Re: How dose zookeeper handle fault-detect in distributed storage system

Posted by German Blanco <ge...@gmail.com>.

Hello Fengguang Gong,
I think there is more than one answer to your question.
One possibility would be to have each of your nodes as zookeeper clients
that create an ephemeral node in the zookeeper data, and query and most
likely subscribe to changes so that they are notified about the status of
the ephemeral zookeeper nodes created by the rest of the nodes.
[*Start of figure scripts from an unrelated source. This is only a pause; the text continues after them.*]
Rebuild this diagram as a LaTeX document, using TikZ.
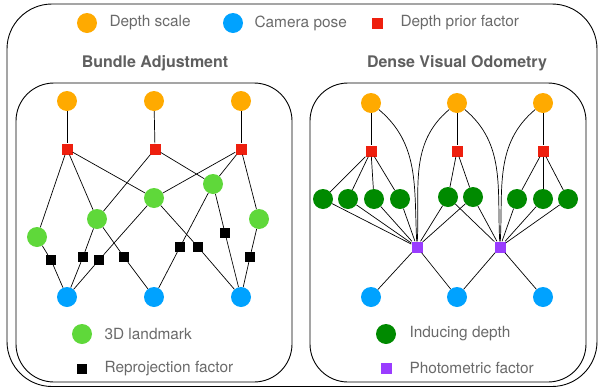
\documentclass[tikz,border=0pt]{standalone}
\usepackage{fontspec}
\setmainfont{TeX Gyre Heros}
\usepackage{tikz}

\definecolor{dscale}{HTML}{FFAA00}
\definecolor{campose}{HTML}{00A2FF}
\definecolor{priorred}{HTML}{EE1F0E}
\definecolor{lmgreen}{HTML}{5FD83A}
\definecolor{indgreen}{HTML}{008A00}
\definecolor{photopurple}{HTML}{9A3CFF}
\definecolor{txtgray}{HTML}{6A6A6A}

\tikzset{
	dnode/.style={shape=circle, fill=dscale, minimum size=20pt, inner sep=0pt},
	cnode/.style={shape=circle, fill=campose, minimum size=20pt, inner sep=0pt},
	lnode/.style={shape=circle, fill=lmgreen, minimum size=20pt, inner sep=0pt},
	inode/.style={shape=circle, fill=indgreen, minimum size=20pt, inner sep=0pt},
	prior/.style={shape=rectangle, fill=priorred, minimum size=11pt, inner sep=0pt},
	reproj/.style={shape=rectangle, fill=black, minimum size=10pt, inner sep=0pt},
	photo/.style={shape=rectangle, fill=photopurple, minimum size=11pt, inner sep=0pt},
	legtext/.style={anchor=west, text=txtgray, font=\fontsize{15.4}{17}\selectfont},
	title/.style={text=txtgray!90!black, font=\fontsize{16}{18}\selectfont\bfseries},
	link/.style={-, line width=0.7pt},
	panel/.style={draw=black, line width=0.9pt}
}

\begin{document}
\begin{tikzpicture}[x=1pt, y=-1pt]
	\useasboundingbox (0,0) rectangle (598,389);
	
	% frames
	\draw[panel, rounded corners=45pt] (7,4) rectangle (597,386.5);
	\draw[panel, rounded corners=38pt] (16,83) rectangle (292,382);
	\draw[panel, rounded corners=38pt] (310,83) rectangle (586,382);
	
	% top legend
	\node[dnode] (lgd) at (87,23) {};
	\node[legtext] (lgdt) at (106,23) {Depth scale};
	\node[cnode] (lgc) at (233,23) {};
	\node[legtext] (lgct) at (251,23) {Camera pose};
	\node[prior] (lgp) at (377,23) {};
	\node[legtext] (lgpt) at (397,23) {Depth prior factor};
	
	\node[title] (tba) at (155,63) {Bundle Adjustment};
	\node[title] (tdvo) at (457,63) {Dense Visual Odometry};
	
	% bundle adjustment
	\node[dnode] (a1) at (67,101)  {};
	\node[dnode] (a2) at (154,101) {};
	\node[dnode] (a3) at (241,101) {};
	\node[prior] (r1) at (67,149)  {};
	\node[prior] (r2) at (155,149) {};
	\node[prior] (r3) at (241,149) {};
	\node[lnode] (g1) at (37,237)  {};
	\node[lnode] (g2) at (97,219)  {};
	\node[lnode] (g3) at (154,198) {};
	\node[lnode] (g4) at (213,184) {};
	\node[lnode] (g5) at (259,219) {};
	\node[reproj] (b1) at (51,260)  {};
	\node[reproj] (b2) at (83,257)  {};
	\node[reproj] (b3) at (99,260)  {};
	\node[reproj] (b4) at (124,257) {};
	\node[reproj] (b5) at (180,247) {};
	\node[reproj] (b6) at (198,247) {};
	\node[reproj] (b7) at (225,233) {};
	\node[reproj] (b8) at (250,257) {};
	\node[cnode] (c1) at (67,297)  {};
	\node[cnode] (c2) at (154,297) {};
	\node[cnode] (c3) at (241,297) {};
	
	\path[link] (a1) edge (r1);
	\path[link] (a2) edge (r2);
	\path[link] (a3) edge (r3);
	\path[link] (r1) edge (g1);
	\path[link] (r1) edge (g2);
	\path[link] (r1) edge (g3);
	\path[link] (r2) edge (g2);
	\path[link] (r2) edge (g4);
	\path[link] (r3) edge (g3);
	\path[link] (r3) edge (g4);
	\path[link] (r3) edge (g5);
	\path[link] (g1) edge (b1);
	\path[link] (b1) edge (c1);
	\path[link] (g2) edge (b2);
	\path[link] (b2) edge (c1);
	\path[link] (g3) edge (b3);
	\path[link] (b3) edge (c1);
	\path[link] (g2) edge (b4);
	\path[link] (b4) edge (c2);
	\path[link] (g4) edge (b5);
	\path[link] (b5) edge (c2);
	\path[link] (g3) edge (b6);
	\path[link] (b6) edge (c3);
	\path[link] (g4) edge (b7);
	\path[link] (b7) edge (c3);
	\path[link] (g5) edge (b8);
	\path[link] (b8) edge (c3);
	
	\node[lnode] (lgl) at (82,334) {};
	\node[legtext] (lglt) at (101,334) {3D landmark};
	\node[reproj] (lgr) at (82,369) {};
	\node[legtext] (lgrt) at (101,369) {Reprojection factor};
	
	% dense visual odometry
	\node[dnode] (o1) at (371,103) {};
	\node[dnode] (o2) at (457,103) {};
	\node[dnode] (o3) at (543,103) {};
	\node[prior] (q1) at (371,151) {};
	\node[prior] (q2) at (457,151) {};
	\node[prior] (q3) at (543,151) {};
	\node[inode] (d1) at (323,199) {};
	\node[inode] (d2) at (348,199) {};
	\node[inode] (d3) at (374,199) {};
	\node[inode] (d4) at (400,199) {};
	\node[inode] (d5) at (448,197) {};
	\node[inode] (d6) at (473,197) {};
	\node[inode] (d7) at (517,199) {};
	\node[inode] (d8) at (543,199) {};
	\node[inode] (d9) at (568,199) {};
	\node[photo] (p1) at (417,247) {};
	\node[photo] (p2) at (500,247) {};
	\node[cnode] (e1) at (371,297) {};
	\node[cnode] (e2) at (457,297) {};
	\node[cnode] (e3) at (543,297) {};
	
	\path[link] (o1) edge (q1);
	\path[link] (o2) edge (q2);
	\path[link] (o3) edge (q3);
	\path[link] (q1) edge (d1);
	\path[link] (q1) edge (d2);
	\path[link] (q1) edge (d3);
	\path[link] (q1) edge (d4);
	\path[link] (q2) edge (d5);
	\path[link] (q2) edge (d6);
	\path[link] (q3) edge (d7);
	\path[link] (q3) edge (d8);
	\path[link] (q3) edge (d9);
	\path[link] (d1) edge (p1);
	\path[link] (d2) edge (p1);
	\path[link] (d3) edge (p1);
	\path[link] (d4) edge (p1);
	\path[link] (d5) edge (p1);
	\path[link] (d6) edge (p1);
	\path[link] (d5) edge (p2);
	\path[link] (d6) edge (p2);
	\path[link] (d7) edge (p2);
	\path[link] (d8) edge (p2);
	\path[link] (d9) edge (p2);
	\path[link] (o1) edge[out=-40, in=93] (p1);
	\path[link] (o2) edge[out=220, in=87] (p1);
	\path[link] (o2) edge[out=-40, in=93] (p2);
	\path[link] (o3) edge[out=220, in=87] (p2);
	\path[link] (p1) edge (e1);
	\path[link] (p1) edge (e2);
	\path[link] (p2) edge (e2);
	\path[link] (p2) edge (e3);
	
	\node[inode] (lgi) at (386,334) {};
	\node[legtext] (lgit) at (406,334) {Inducing depth};
	\node[photo] (lgph) at (386,368) {};
	\node[legtext] (lgpht) at (406,368) {Photometric factor};
	
\end{tikzpicture}
\end{document}
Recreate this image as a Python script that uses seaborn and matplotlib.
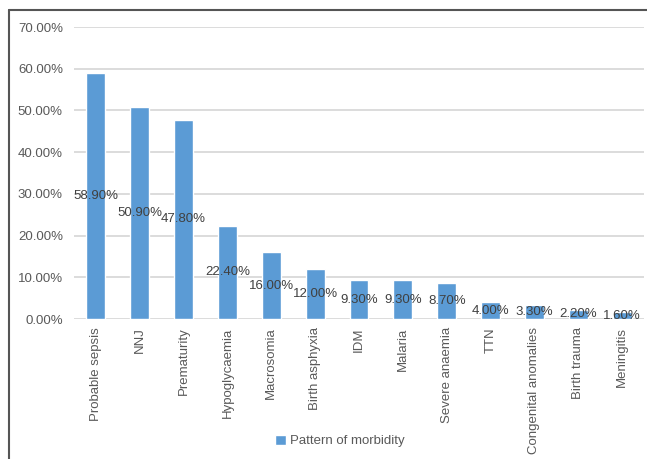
import matplotlib
matplotlib.use("Agg")
import matplotlib.pyplot as plt
import seaborn as sns
import pandas as pd
from matplotlib.lines import Line2D
from matplotlib.ticker import FuncFormatter

categories = ["Probable sepsis", "NNJ", "Prematurity", "Hypoglycaemia", "Macrosomia",
              "Birth asphyxia", "IDM", "Malaria", "Severe anaemia", "TTN",
              "Congenital anomalies", "Birth trauma", "Meningitis"]
values = [58.9, 50.9, 47.8, 22.4, 16.0, 12.0, 9.3, 9.3, 8.7, 4.0, 3.3, 2.2, 1.6]
series_name = "Pattern of morbidity"
yticks = [0, 10, 20, 30, 40, 50, 60, 70]

df = pd.DataFrame({"cat": categories, "val": values})

sns.set_style("white")
plt.rcParams['font.family'] = ['Liberation Sans', 'DejaVu Sans']

fig = plt.figure(figsize=(6.47, 4.59), dpi=100)
ax = fig.add_axes([74/647, 1-319/459, (644-74)/647, (319-27)/459])

sns.barplot(data=df, x="cat", y="val", color="#5B9BD5", saturation=1, width=0.43,
            label=series_name, ax=ax)

ax.set_ylim(0, 70)
ax.set_yticks(yticks)
ax.yaxis.set_major_formatter(FuncFormatter(lambda v, p: f"{v:.2f}%"))
ax.grid(axis="y", color="#d9d9d9", linewidth=1.3)
ax.set_axisbelow(True)
for s in ax.spines.values():
    s.set_visible(False)
ax.set_xlabel("")
ax.set_ylabel("")
ax.tick_params(axis="y", length=0, pad=8, labelsize=9.5, labelcolor="#595959")
ax.tick_params(axis="x", length=0, pad=6, labelsize=9.5, labelcolor="#595959", rotation=90)

cont = ax.containers[0]
ax.bar_label(cont, labels=[f"{v:.2f}%" for v in values], label_type="center",
             fontsize=9.5, color="#404040")

leg = ax.legend(loc="center", bbox_to_anchor=(340/647, 1-441/459), bbox_transform=fig.transFigure,
                frameon=False, fontsize=9.5, handlelength=0.8, handleheight=0.8,
                handletextpad=0.3, labelcolor="#595959")

fig.add_artist(Line2D([9/647, 9/647], [0, 1-10/459], transform=fig.transFigure, color="#555555", lw=1.5))
fig.add_artist(Line2D([9/647, 1], [1-10/459, 1-10/459], transform=fig.transFigure, color="#555555", lw=1.5))

fig.savefig("out.png", dpi=100)
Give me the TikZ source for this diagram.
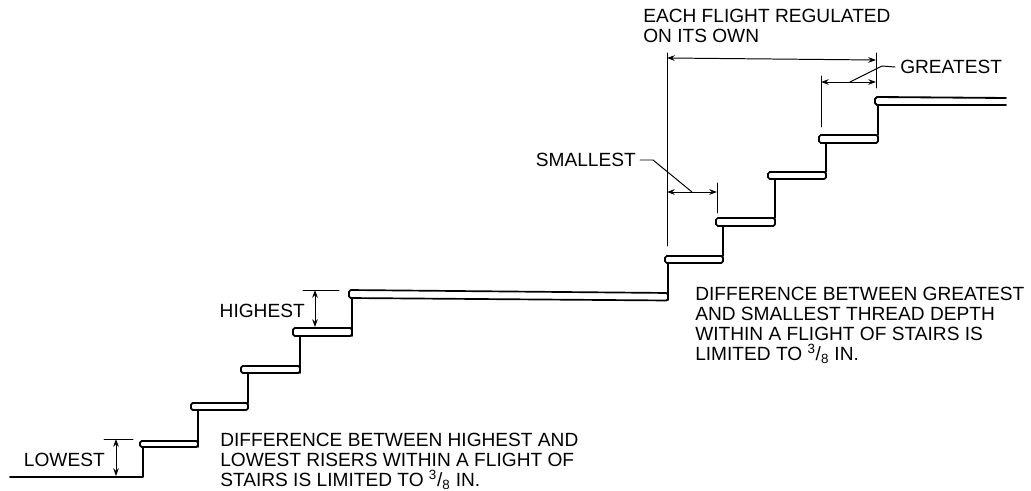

If you are
only interested in dispatch and middleware nodes knowing about the status
of store nodes, then you could have ephemeral zookeeper nodes created only
by the store nodes, and dispatch and middleware nodes querying and
subscribing to the resulting status.
You will need to make sure that the events of store nodes going up and down
are reflected correctly in the creation and deletion of the zookeeper node.
You will also have to tune the heartbeat between zookeeper client and
server so that it fits your requirements.
Does that suit you?
Any other options?
Good luck :-)

On Wed, Sep 11, 2013 at 8:17 AM, fengguang gong <go...@icloud.com>wrote:

> Hi all:
>
>         Recently my lab want to use zk to manager our cluster(Fault
> detect). Our cluster
> includes three kinds of node:
> 1. dispatch node : load balance and dispatch data.
> 2. store node: receive data from dispatch node and store.
> 3. middleware: query data from all the store node.
> Here my question is : How dose zk handle fault-detect in this system(how
> dose dispatch node
> and middleware know that a store node is down).